No hay consenso socialmente tan fuerte (tan fuerte en lo social como argumentativamente inane) y tan necesario de destruir, en lo político, que aquel que presenta el sistema autonómico como un éxito histórico y como un garante de libertad (no busquen concreción, queridos lectores, no la hay en sus apologetas), derechos (también etéreos), progreso (indefinido también en sus apologías liberaloides) y bienestar, que este sí lo concretan, de las lenguas y culturas de los pueblos de España. Lo que Gustavo Bueno definió como “el mito de la cultura”. El pecado original del 78, elevar la cultura a teología secular del nuevo Estado. Un obsequio envenenado de la CIA y la izquierda germano-escandinava que siguen agradeciendo por igual los traidores a Franco, los socialdemócratas y los nacionalistas, trilogía muñidora de la Transición. En Alemania, cuna intelectual del mito de la cultura, el federalismo ciertamente cumplió una función operativa para fraguar su unión política (1871), pero en una nación previamente cohesionada, canónica, como España, no podía sino propiciar la destrucción de los tejidos en que se asienta la Patria: una lengua común, unidad de los poderes del Estado y centralidad de los servicios públicos.

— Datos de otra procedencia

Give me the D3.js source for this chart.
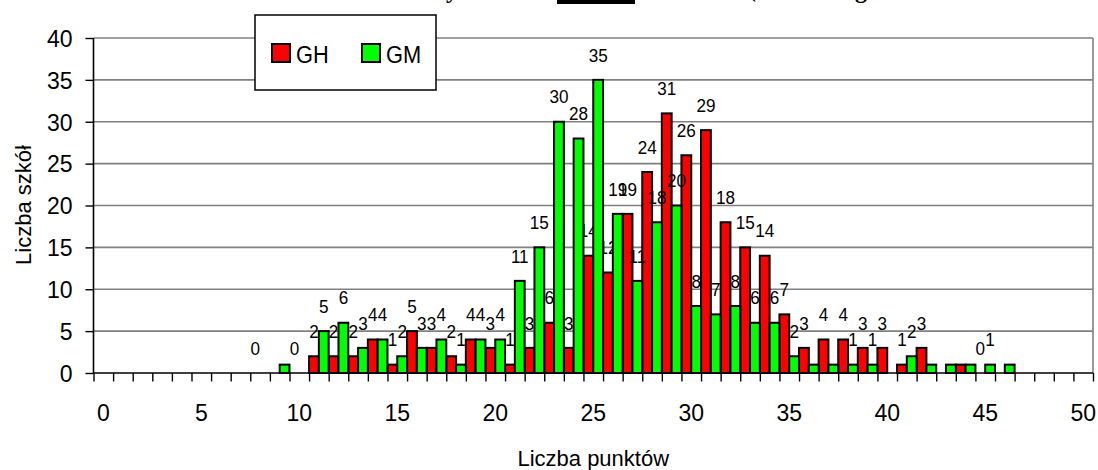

Seguirán los paladares exquisitos de la política blanqueando la tontería autonómica. Ante los desmanes nacionalistas han corrido ya ríos de tinta y de lágrimas de muchos otrora paladines de la equidistancia, del centro químico, de la pureza ideológica. Hace quince años parecía inverosímil esta reacción. Antes mudos al respecto, ahora no dudan en prodigar manifiestos y denuncias, hechos no desde una postura afirmadora de ideales alternativos, es decir, desde la españolidad, desde el amor a la tierra común, depósito de raíces históricas irrompibles, sino desde la finura celestial de su moralismo fácil. Voluntariamente ciegos, seguirán lamentándose en sus tribunas como viles plañideras, ahogando penas —progres— y desengaños —ex progres— en el vino triste y melancólico del constitucionalismo.